Dataset records ::
###
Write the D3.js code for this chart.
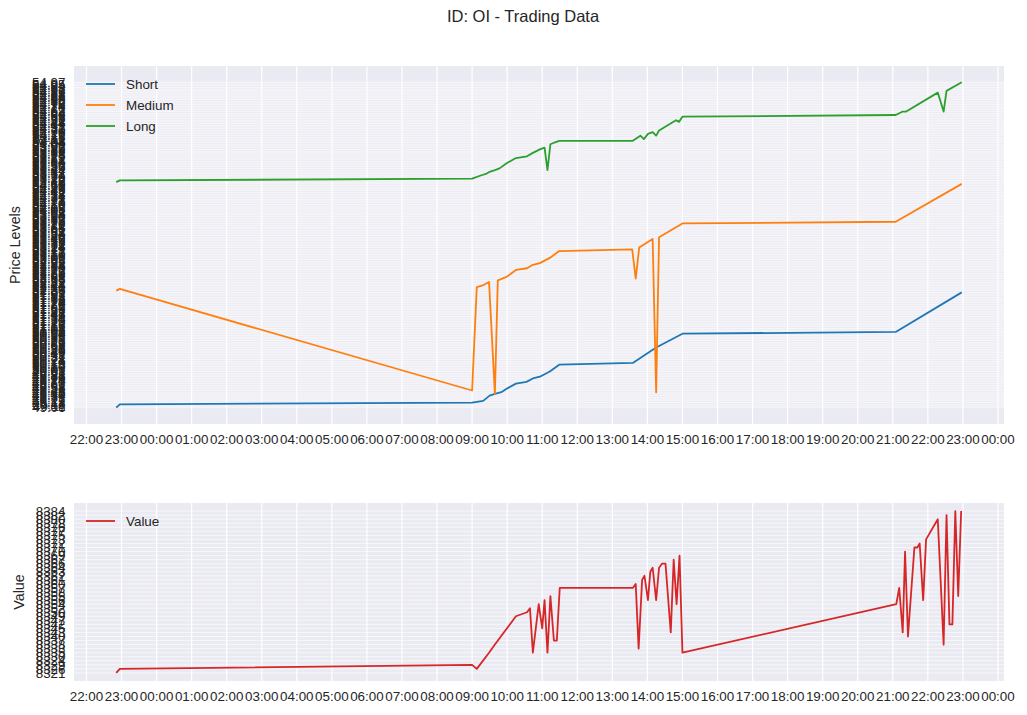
<!DOCTYPE html>
<html lang="en">
<head>
<meta charset="UTF-8">
<title>ID: OI - Trading Data</title>
<script src="https://cdnjs.cloudflare.com/ajax/libs/d3/7.8.5/d3.min.js"></script>
<style>
  body { margin: 0; background: #ffffff; }
  svg text { font-family: "Liberation Sans", Arial, sans-serif; fill: #262626; }
</style>
</head>
<body>
<svg id="chart" width="1027" height="715"></svg>
<script>
// y values are category slots (the axis is categorical, in order of first appearance)
const shortTimes = ["01-01 22:51","01-01 22:57","01-02 09:00","01-02 09:19","01-02 09:30","01-02 09:39","01-02 09:50","01-02 09:59","01-02 10:15","01-02 10:33","01-02 10:44","01-02 10:56","01-02 11:13","01-02 11:29","01-02 13:35","01-02 14:15","01-02 15:00","01-02 21:05","01-02 22:58"];
const shortLevels = [0,2,3,4,7,8,9,11,14,15,17,18,21,25,26,35,43,44,67];

const mediumTimes = ["01-01 22:51","01-01 22:57","01-02 09:00","01-02 09:08","01-02 09:18","01-02 09:29","01-02 09:39","01-02 09:44","01-02 09:59","01-02 10:15","01-02 10:34","01-02 10:44","01-02 10:56","01-02 11:13","01-02 11:29","01-02 13:34","01-02 13:40","01-02 13:46","01-02 14:09","01-02 14:15","01-02 14:20","01-02 15:00","01-02 21:05","01-02 22:58"];
const mediumLevels = [68,69,10,70,71,73,8,74,76,80,81,83,84,87,91,92,75,93,98,9,99,107,108,130];

const longTimes = ["01-01 22:51","01-01 22:57","01-02 09:00","01-02 09:16","01-02 09:25","01-02 09:30","01-02 09:39","01-02 09:47","01-02 09:59","01-02 10:15","01-02 10:34","01-02 10:44","01-02 10:56","01-02 11:04","01-02 11:09","01-02 11:14","01-02 11:21","01-02 11:29","01-02 13:35","01-02 13:48","01-02 13:54","01-02 14:01","01-02 14:09","01-02 14:15","01-02 14:20","01-02 14:49","01-02 14:54","01-02 15:00","01-02 21:05","01-02 21:17","01-02 21:23","01-02 22:17","01-02 22:27","01-02 22:32","01-02 22:58"];
const longLevels = [131,132,133,135,136,137,138,139,142,145,146,148,150,151,138,153,154,155,155,158,156,159,160,158,161,167,166,169,170,172,172,183,172,184,189];

const valueTimes = ["01-01 22:51","01-01 22:57","01-02 09:00","01-02 09:08","01-02 09:29","01-02 09:39","01-02 10:15","01-02 10:34","01-02 10:39","01-02 10:44","01-02 10:54","01-02 11:00","01-02 11:04","01-02 11:09","01-02 11:14","01-02 11:20","01-02 11:25","01-02 11:30","01-02 13:35","01-02 13:40","01-02 13:45","01-02 13:51","01-02 13:55","01-02 14:01","01-02 14:05","01-02 14:09","01-02 14:15","01-02 14:20","01-02 14:25","01-02 14:31","01-02 14:40","01-02 14:45","01-02 14:50","01-02 14:55","01-02 15:00","01-02 21:06","01-02 21:11","01-02 21:17","01-02 21:21","01-02 21:26","01-02 21:37","01-02 21:42","01-02 21:46","01-02 21:52","01-02 21:57","01-02 22:17","01-02 22:27","01-02 22:32","01-02 22:37","01-02 22:42","01-02 22:47","01-02 22:52","01-02 22:57"];
const valueLevels = [0,1,2,1,5,7,14,15,16,5,17,11,18,5,19,8,8,21,21,22,6,23,24,18,25,26,18,26,27,27,10,28,17,29,5,17,21,10,30,9,31,31,32,18,33,38,7,39,12,12,40,19,40];

// category tick labels, bottom to top
const priceLabels = (
  "49.06 49.11 49.13 49.18 49.22 49.27 49.31 49.34 49.40 49.45 49.49 49.52 49.58 49.61 49.67 49.70 49.74 49.79 49.83 49.88 " +
  "49.92 49.97 50.01 50.06 50.10 50.13 50.19 50.24 50.28 50.31 50.37 50.42 50.46 50.49 50.55 50.58 50.63 50.69 50.72 50.76 " +
  "50.81 50.85 50.90 50.94 50.99 51.03 51.08 51.12 51.16 51.21 51.25 51.30 51.34 51.39 51.43 51.47 51.52 51.56 51.61 51.65 " +
  "51.70 51.74 51.79 51.83 51.88 51.92 51.97 52.01 " +
  "52.36 52.33 52.40 52.44 52.47 52.51 52.55 52.58 52.62 52.66 52.69 52.73 52.77 52.80 52.84 52.88 52.91 52.95 52.99 53.02 " +
  "53.06 53.10 53.13 53.17 53.21 53.24 53.28 53.32 53.35 53.39 53.43 53.46 53.50 53.54 53.57 53.61 53.65 53.68 53.72 53.76 " +
  "53.79 53.83 53.87 53.90 53.94 53.98 54.01 54.05 54.09 54.12 54.16 54.20 54.23 54.27 54.31 54.34 54.38 54.42 54.45 54.49 " +
  "54.53 54.56 54.60 " +
  "53.19 53.22 53.26 53.29 53.34 53.37 53.41 53.44 53.49 53.53 53.56 53.60 53.64 53.67 53.71 53.75 53.78 53.82 53.86 53.89 " +
  "53.93 53.97 54.00 54.04 54.08 54.11 54.15 54.19 54.22 54.26 54.30 54.33 54.37 54.41 54.44 54.48 54.52 54.55 54.59 54.62 " +
  "54.64 54.67 54.69 54.71 54.74 54.76 54.78 54.80 54.82 54.84 54.86 54.88 54.89 54.91 54.92 54.93 54.94 54.95 54.97"
).split(" ");

const valueLabels = ["8321","8326","8329","8324","8330","8335","8333","8338","8337","8340","8343","8345","8342","8347","8349","8350","8352","8354","8356","8355","8358","8357","8360","8361","8362","8363","8364","8366","8367","8369","8370","8371","8372","8373","8375","8377","8376","8378","8380","8382","8384"];

const parse = d3.timeParse("%Y-%m-%d %H:%M");
const toDate = s => parse("2024-" + s);

const svg = d3.select("#chart");
svg.append("rect").attr("width", 1027).attr("height", 715).attr("fill", "#ffffff");

const left = 74, right = 1004;

// shared time axis, 5% margin like matplotlib
const allTimes = [shortTimes, mediumTimes, longTimes, valueTimes].flat().map(toDate);
const [t0, t1] = d3.extent(allTimes);
const pad = (t1 - t0) * 0.05;
const x = d3.scaleTime()
    .domain([new Date(+t0 - pad), new Date(+t1 + pad)])
    .range([left, right]);
const hourTicks = x.ticks(d3.timeHour.every(1));
const fmt = d3.timeFormat("%H:%M");

svg.append("text")
    .attr("x", 523).attr("y", 16)
    .attr("dy", "0.35em")
    .attr("text-anchor", "middle")
    .style("font-size", "16.5px")
    .text("ID: OI - Trading Data");

function drawPanel(cfg) {
    const n = cfg.labels.length;
    const span = n - 1;
    const y = d3.scaleLinear()
        .domain([-0.05 * span, span * 1.05])
        .range([cfg.bottom, cfg.top]);

    const g = svg.append("g");
    g.append("rect")
        .attr("x", left).attr("y", cfg.top)
        .attr("width", right - left).attr("height", cfg.bottom - cfg.top)
        .attr("fill", "#eaeaf2");

    // grid
    g.selectAll(".hgrid").data(d3.range(n)).enter().append("line")
        .attr("x1", left).attr("x2", right)
        .attr("y1", d => y(d)).attr("y2", d => y(d))
        .attr("stroke", "#ffffff").attr("stroke-width", 0.8).attr("stroke-opacity", 0.75);
    g.selectAll(".vgrid").data(hourTicks).enter().append("line")
        .attr("x1", d => x(d)).attr("x2", d => x(d))
        .attr("y1", cfg.top).attr("y2", cfg.bottom)
        .attr("stroke", "#ffffff").attr("stroke-width", 1.2);

    // y tick labels (all categories, they overlap)
    g.selectAll(".ylab").data(cfg.labels).enter().append("text")
        .attr("x", left - 8.5)
        .attr("y", (d, i) => y(i))
        .attr("dy", "0.35em")
        .attr("text-anchor", "end")
        .style("font-size", "13.4px")
        .text(d => d);

    // x tick labels
    g.selectAll(".xlab").data(hourTicks).enter().append("text")
        .attr("x", d => x(d))
        .attr("y", cfg.bottom + 15)
        .attr("dy", "0.35em")
        .attr("text-anchor", "middle")
        .style("font-size", "13.4px")
        .text(d => fmt(d));

    // y axis title
    g.append("text")
        .attr("transform", `translate(${cfg.ylabelX},${(cfg.top + cfg.bottom) / 2}) rotate(-90)`)
        .attr("dy", "0.35em")
        .attr("text-anchor", "middle")
        .style("font-size", "14.3px")
        .text(cfg.ylabel);

    const line = d3.line().x(d => x(d[0])).y(d => y(d[1]));
    cfg.series.forEach((s, k) => {
        const pts = s.times.map((t, i) => [toDate(t), s.levels[i]]);
        g.append("path")
            .attr("d", line(pts))
            .attr("fill", "none")
            .attr("stroke", s.color)
            .attr("stroke-width", 1.8)
            .attr("stroke-linejoin", "round");

        const ly = cfg.legendY + k * 21;
        g.append("line")
            .attr("x1", 86).attr("x2", 115)
            .attr("y1", ly).attr("y2", ly)
            .attr("stroke", s.color).attr("stroke-width", 1.8);
        g.append("text")
            .attr("x", 126).attr("y", ly)
            .attr("dy", "0.35em")
            .style("font-size", "13.4px")
            .text(s.name);
    });
}

drawPanel({
    top: 66, bottom: 424,
    labels: priceLabels,
    ylabel: "Price Levels", ylabelX: 15,
    legendY: 84,
    series: [
        { name: "Short", times: shortTimes, levels: shortLevels, color: "#1f77b4" },
        { name: "Medium", times: mediumTimes, levels: mediumLevels, color: "#ff7f0e" },
        { name: "Long", times: longTimes, levels: longLevels, color: "#2ca02c" }
    ]
});

drawPanel({
    top: 503, bottom: 681,
    labels: valueLabels,
    ylabel: "Value", ylabelX: 19,
    legendY: 521,
    series: [
        { name: "Value", times: valueTimes, levels: valueLevels, color: "#d62728" }
    ]
});
</script>
</body>
</html>
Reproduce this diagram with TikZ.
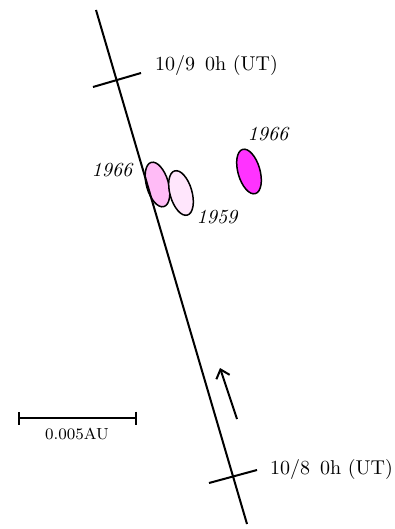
\documentclass[tikz,border=0pt]{standalone}
\usepackage{tikz}
\usetikzlibrary{arrows.meta}
\definecolor{pinkA}{RGB}{255,187,246}
\definecolor{pinkB}{RGB}{255,230,252}
\definecolor{magA}{RGB}{255,51,255}
\begin{document}
\begin{tikzpicture}[x=0.5pt, y=-0.5pt, >={Straight Barb[length=4pt,width=7pt]},
  orbit/.style={line width=1pt},
  blob/.style={line width=0.75pt},
  yr/.style={font=\itshape}]
  \useasboundingbox (0,0) rectangle (395,529);

  % Trail positions
  \draw[blob, fill=pinkA, shift={(157.5,184.5)}, rotate=16] (0,0) ellipse (11 and 23);
  \draw[blob, fill=pinkB, shift={(181,193)}, rotate=16] (0,0) ellipse (11 and 23);
  \draw[blob, fill=magA, shift={(249,171.5)}, rotate=16] (0,0) ellipse (11 and 23);
  \node[yr] (y66a) at (112,170) {1966};
  \node[yr] (y59) at (217,217) {1959};
  \node[yr] (y66b) at (268,134) {1966};

  % Earth path
  \coordinate (top) at (96,10);
  \coordinate (bot) at (247,524);
  \draw[orbit] (top) -- (bot);

  % Time marks
  \coordinate (m9a) at (93,87);
  \coordinate (m9b) at (141,73);
  \draw[orbit] (m9a) -- (m9b);
  \node[anchor=west] (t9) at (148,66) {10/9\enspace 0h (UT)};
  \coordinate (m8a) at (209,483);
  \coordinate (m8b) at (257,470);
  \draw[orbit] (m8a) -- (m8b);
  \node[anchor=west] (t8) at (263,469) {10/8\enspace 0h (UT)};

  % Direction
  \coordinate (dirA) at (237,419);
  \coordinate (dirB) at (220,368);
  \draw[orbit, ->] (dirA) -- (dirB);

  % Scale bar
  \coordinate (barL) at (18,418);
  \coordinate (barR) at (137,418);
  \draw[orbit, {Bar[width=6.5pt]}-{Bar[width=6.5pt]}] (barL) -- (barR);
  \node[font=\footnotesize] (au) at (77,434) {0.005AU};
\end{tikzpicture}
\end{document}
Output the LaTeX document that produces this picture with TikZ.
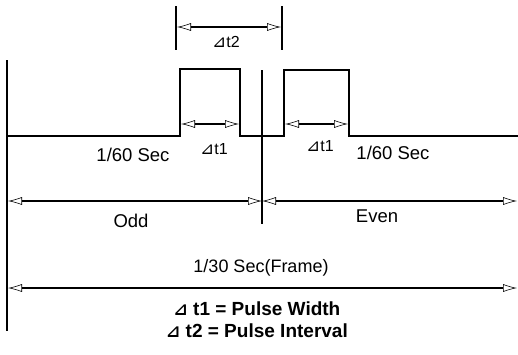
\documentclass[tikz,border=0pt]{standalone}
\usepackage{fontspec}
\setmainfont{Liberation Sans}
\newfontfamily\symfont{DejaVu Sans}
\usetikzlibrary{arrows.meta}
\newcommand{\tri}{{\symfont\fontsize{17}{17}\selectfont ⊿}}
\begin{document}
\begin{tikzpicture}[x=1pt,y=-1pt,
  wire/.style={line width=2pt},
  dim/.style={line width=1.8pt,{Latex[open,length=7pt,width=4pt,scale=2,line width=0.6pt,fill=white]}-{Latex[open,length=7pt,width=4pt,scale=2,line width=0.6pt,fill=white]}},
  lbl/.style={inner sep=0pt,font=\fontsize{18.5}{20}\selectfont},
  small/.style={inner sep=0pt,font=\fontsize{16}{17}\selectfont},
  note/.style={inner sep=0pt,font=\bfseries\fontsize{19}{21}\selectfont}]
\useasboundingbox (0,0) rectangle (518,354);
% axes
\coordinate (L1) at (7,60);
\coordinate (L2) at (7,331);
\coordinate (C1) at (262,70);
\coordinate (C2) at (262,224);
\draw[wire] (L1) -- (L2);
\draw[wire] (C1) -- (C2);
% waveform
\coordinate (w0) at (7,136);
\coordinate (a1) at (180,136);
\coordinate (a2) at (180,69);
\coordinate (a3) at (240,69);
\coordinate (a4) at (240,136);
\coordinate (b1) at (284,136);
\coordinate (b2) at (284,70);
\coordinate (b3) at (349,70);
\coordinate (b4) at (349,136);
\coordinate (w1) at (518,136);
\draw[wire] (w0) -- (a1) -- (a2) -- (a3) -- (a4) -- (b1) -- (b2) -- (b3) -- (b4) -- (w1);
% delta t2
\coordinate (t2a) at (176,6);
\coordinate (t2b) at (176,50);
\coordinate (t2c) at (282,6);
\coordinate (t2d) at (282,50);
\draw[wire] (t2a) -- (t2b);
\draw[wire] (t2c) -- (t2d);
\coordinate (d2l) at (177,27);
\coordinate (d2r) at (281,27);
\draw[dim] (d2l) -- (d2r);
\node[small] (lt2) at (226,42) {\tri t2};
% delta t1
\coordinate (d1l) at (181,124);
\coordinate (d1r) at (239,124);
\draw[dim] (d1l) -- (d1r);
\coordinate (e1l) at (285,124);
\coordinate (e1r) at (348,124);
\draw[dim] (e1l) -- (e1r);
\node[small] (lt1a) at (214,149) {\tri t1};
\node[small] (lt1b) at (320,146) {\tri t1};
\node[lbl] (s60a) at (133,155) {1/60 Sec};
\node[lbl] (s60b) at (393,153) {1/60 Sec};
% odd / even
\coordinate (oL) at (8,201);
\coordinate (oM) at (262,201);
\coordinate (oR) at (517,201);
\draw[dim] (oL) -- (oM);
\draw[dim] (oM) -- (oR);
\node[lbl] (odd) at (131,221) {Odd};
\node[lbl] (even) at (377,216) {Even};
% frame
\coordinate (fL) at (8,288);
\coordinate (fR) at (517,288);
\draw[dim] (fL) -- (fR);
\node[lbl,font=\fontsize{18}{20}\selectfont] (frame) at (261,268) {1/30 Sec(Frame)};
\node[note] (n1) at (257,309) {\tri\ t1 = Pulse Width};
\node[note] (n2) at (257,331) {\tri\ t2 = Pulse Interval};
\end{tikzpicture}
\end{document}
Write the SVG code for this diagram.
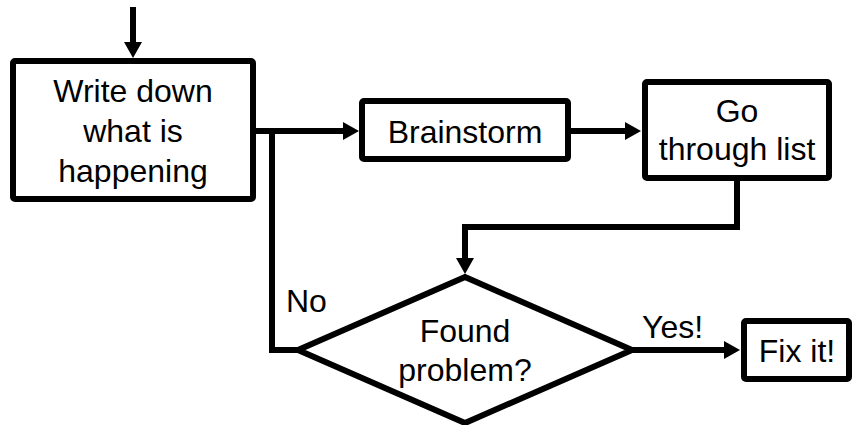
<svg xmlns="http://www.w3.org/2000/svg" width="854" height="425" viewBox="0 0 854 425">
  <style>
    .box { fill: #fff; stroke: #000; stroke-width: 6; }
    .lbl { font-family: "Liberation Sans", Arial, sans-serif; font-size: 32px; fill: #000; }
    .mid { text-anchor: middle; }
    .wire { fill: none; stroke: #000; stroke-width: 6; stroke-linejoin: miter; }
  </style>
  <defs>
    <marker id="arrow" markerUnits="userSpaceOnUse" markerWidth="18" markerHeight="20" refX="8" refY="9" orient="auto" overflow="visible">
      <path d="M0,0 L16,9 L0,18 Z" fill="#000"/>
    </marker>
  </defs>
  <rect width="854" height="425" fill="#fff"/>

  <g id="connectors">
    <path class="wire" d="M133,7 V50" marker-end="url(#arrow)"/>
    <path class="wire" d="M256,131 H351" marker-end="url(#arrow)"/>
    <path class="wire" d="M571,131 H633" marker-end="url(#arrow)"/>
    <path class="wire" d="M737,181 V227 H465 V266" marker-end="url(#arrow)"/>
    <path class="wire" d="M300,350 H272 V131"/>
    <path class="wire" d="M633,350 H732" marker-end="url(#arrow)"/>
  </g>

  <g id="write-down">
    <rect class="box" x="13" y="61" width="240" height="138" rx="2"/>
    <text class="lbl mid" x="133" y="102">Write down</text>
    <text class="lbl mid" x="133" y="142">what is</text>
    <text class="lbl mid" x="133" y="182">happening</text>
  </g>

  <g id="brainstorm">
    <rect class="box" x="362" y="101" width="206" height="58" rx="2"/>
    <text class="lbl mid" x="465" y="143">Brainstorm</text>
  </g>

  <g id="go-through-list">
    <rect class="box" x="645" y="82" width="184" height="96" rx="2"/>
    <text class="lbl mid" x="737" y="122">Go</text>
    <text class="lbl mid" x="737" y="160">through list</text>
  </g>

  <g id="found-problem">
    <polygon class="box" points="465,277 632,350 465,423 298,350"/>
    <text class="lbl mid" x="465" y="342">Found</text>
    <text class="lbl mid" x="465" y="381">problem?</text>
  </g>

  <g id="fix-it">
    <rect class="box" x="744" y="321" width="105" height="58" rx="2"/>
    <text class="lbl mid" x="797" y="362">Fix it!</text>
  </g>

  <g id="edge-labels">
    <text class="lbl" x="286" y="312">No</text>
    <text class="lbl" x="642" y="338">Yes!</text>
  </g>
</svg>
###
Give the number of lines in the entries that hold the word "this", and nothing else.

Answer ::
4